Largo preámbulo, pero hacía falta para entender lo que está pasando en la vida política. Se quejan los vecinos de Valencia, y con razón, de que acaba de firmarse por sexta o séptima vez un acuerdo con el Ministerio de Fomento para soterrar las vías de la estación del norte e iniciar la remodelación urbana que debería dar lugar al parque central. Los vecinos no se lo creen. Yo tampoco. Por lo pronto, los pisos los han tenido que comprar a un precio escandalosamente abusivo porque los constructores se los vendieron hace cinco, diez y hasta quince años con vistas al parque central. Además, el Ayuntamiento ha dejado morir el barrio de Ruzafa en la confianza de que si se degrada del todo y terminan cayéndose todas las casas, más fácil y barato será hacer torres de hormigón en lo que fue un emblema de esta desgraciada ciudad.
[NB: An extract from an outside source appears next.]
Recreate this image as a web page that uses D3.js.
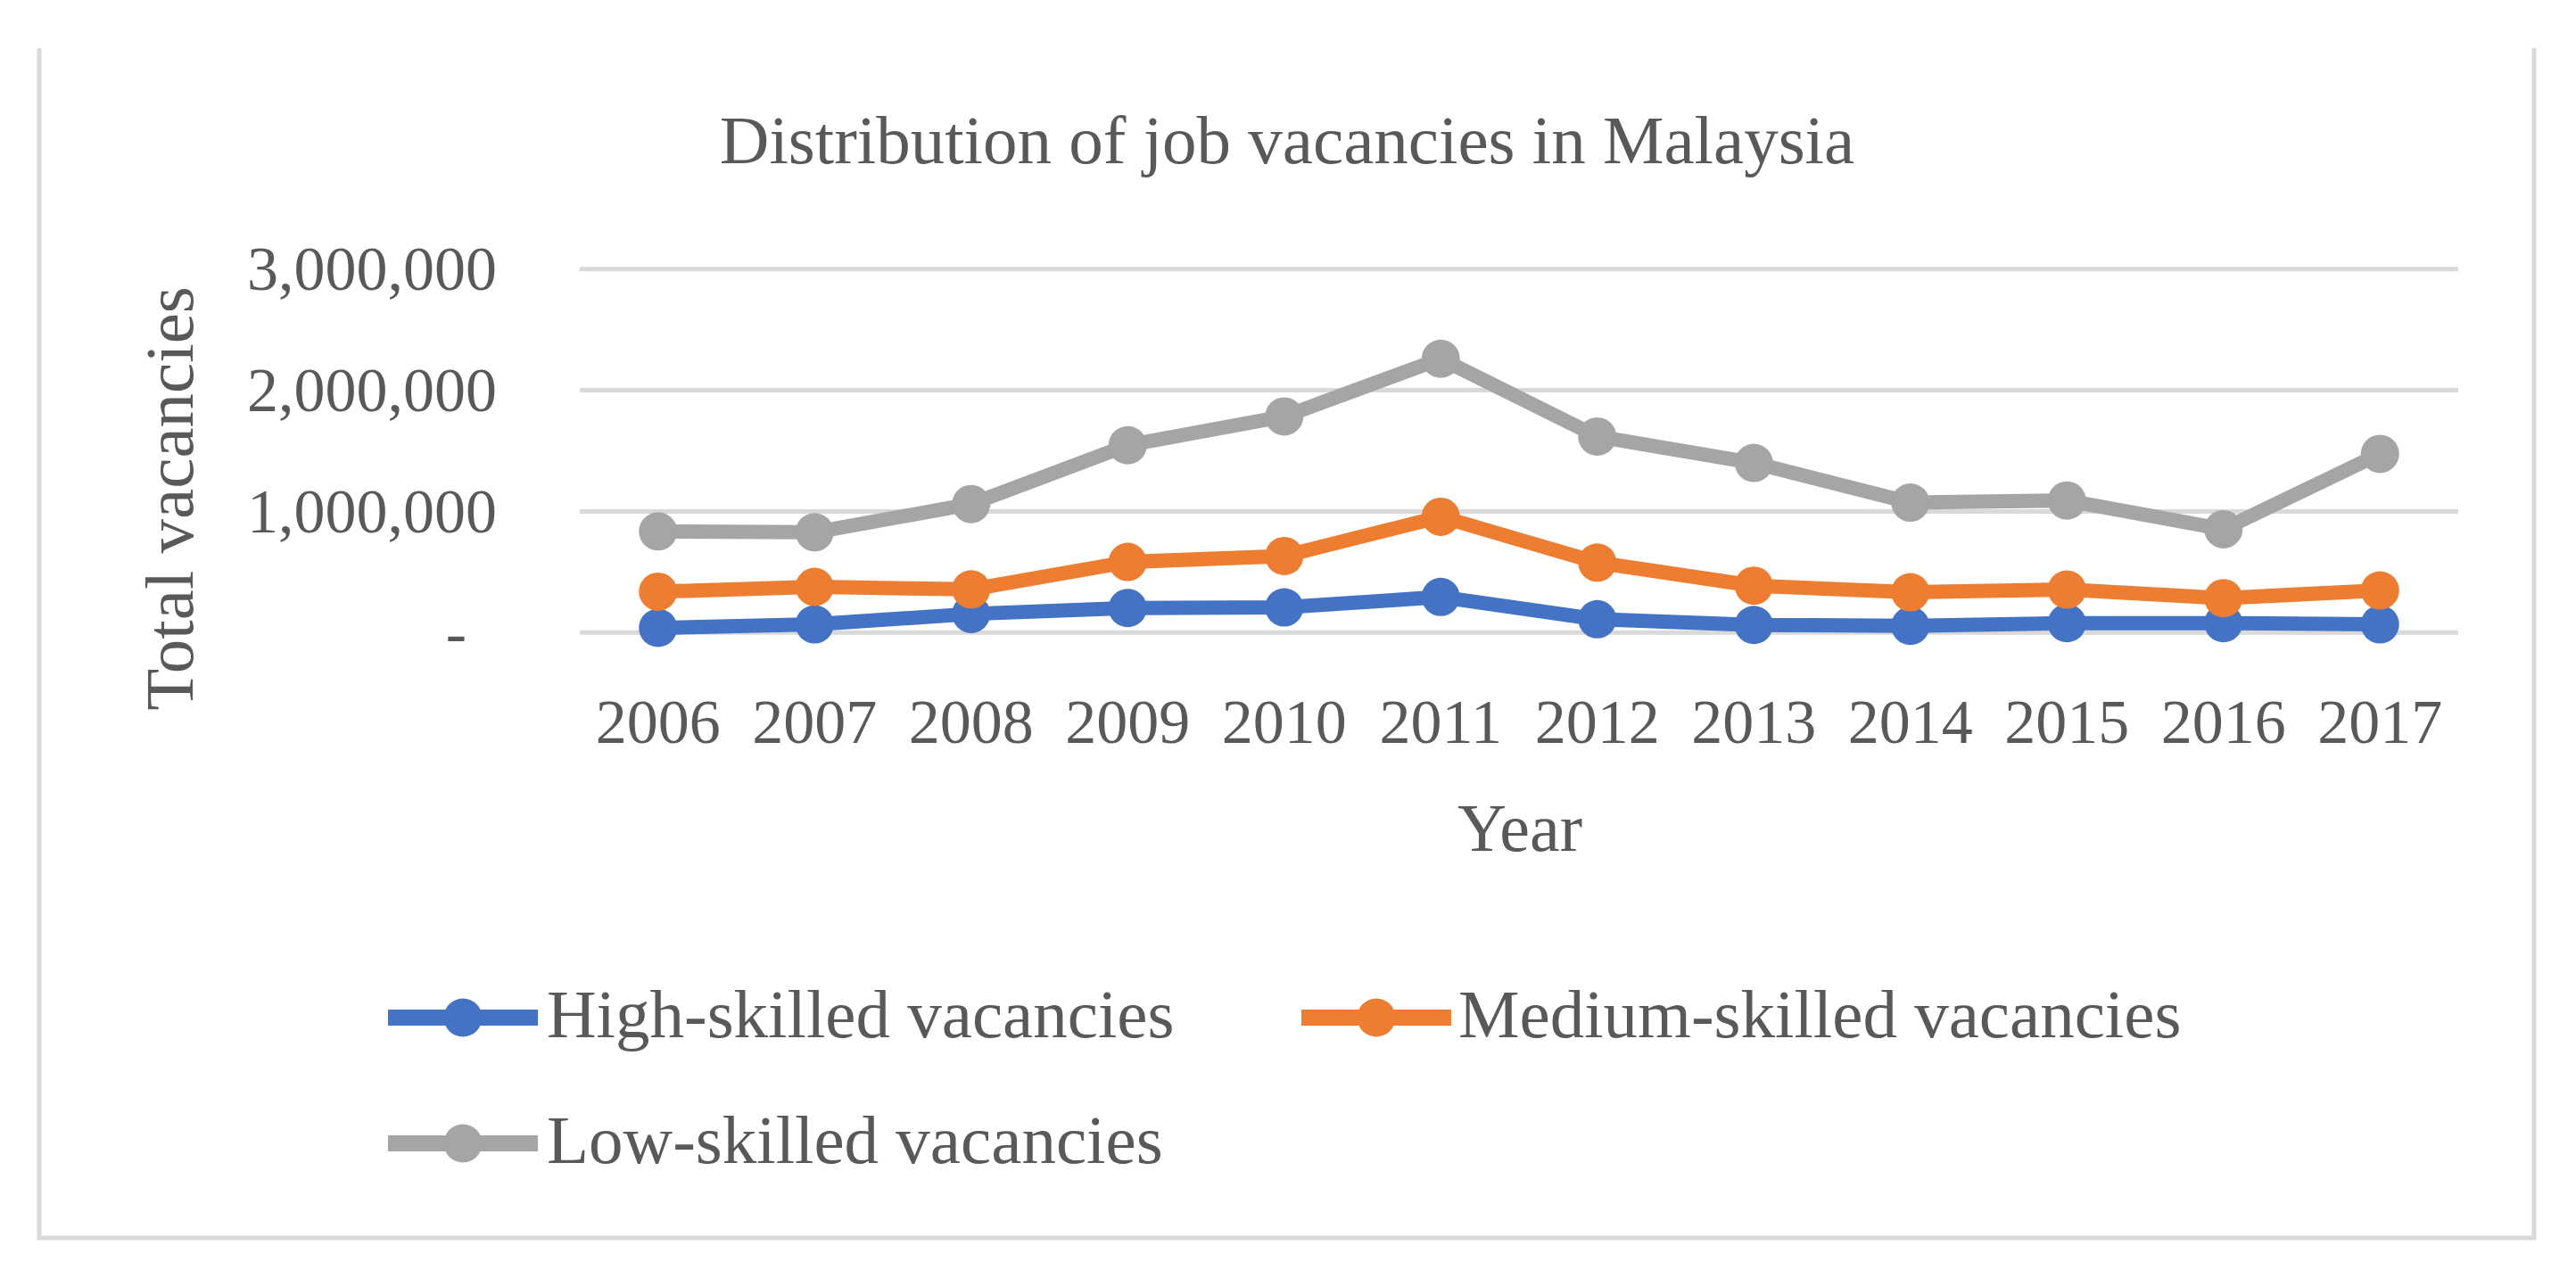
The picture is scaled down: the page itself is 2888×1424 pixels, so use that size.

Pero los vecinos achacan esta táctica a mero electoralismo en vísperas de unas elecciones municipales. Y aquí es donde creo que se equivocan.
La cosa va de puntos y de cupones (a veces hasta de vales para paellas). La nueva política consiste en que, en vez de ser los políticos quienes hacen méritos para que los votemos, seamos los ciudadanos los que los vayamos haciendo para que ellos nos dispensen sus mercedes (con nuestro dinero, eso sí). Claro que este proyecto de parque central tampoco será el definitivo y que la firma y la foto del otro día son un mero fuego de artificio. Pero ya vamos teniendo puntos y, cualquier día, nos pasamos por la ventanilla a reclamar lo nuestro. Los especialistas en marketing de la clase política saben que si el parque llega alguna vez, lo valoraremos mucho más. Si no, tampoco pasa nada. Hace tiempo que nuestra verdadera vida democrática es la de los puntos, no la de los votos ni la de la representación parlamentaria.
Ángel López García-Molins es catedrático de Teoría de los Lenguajes de la Universidad de Valencia.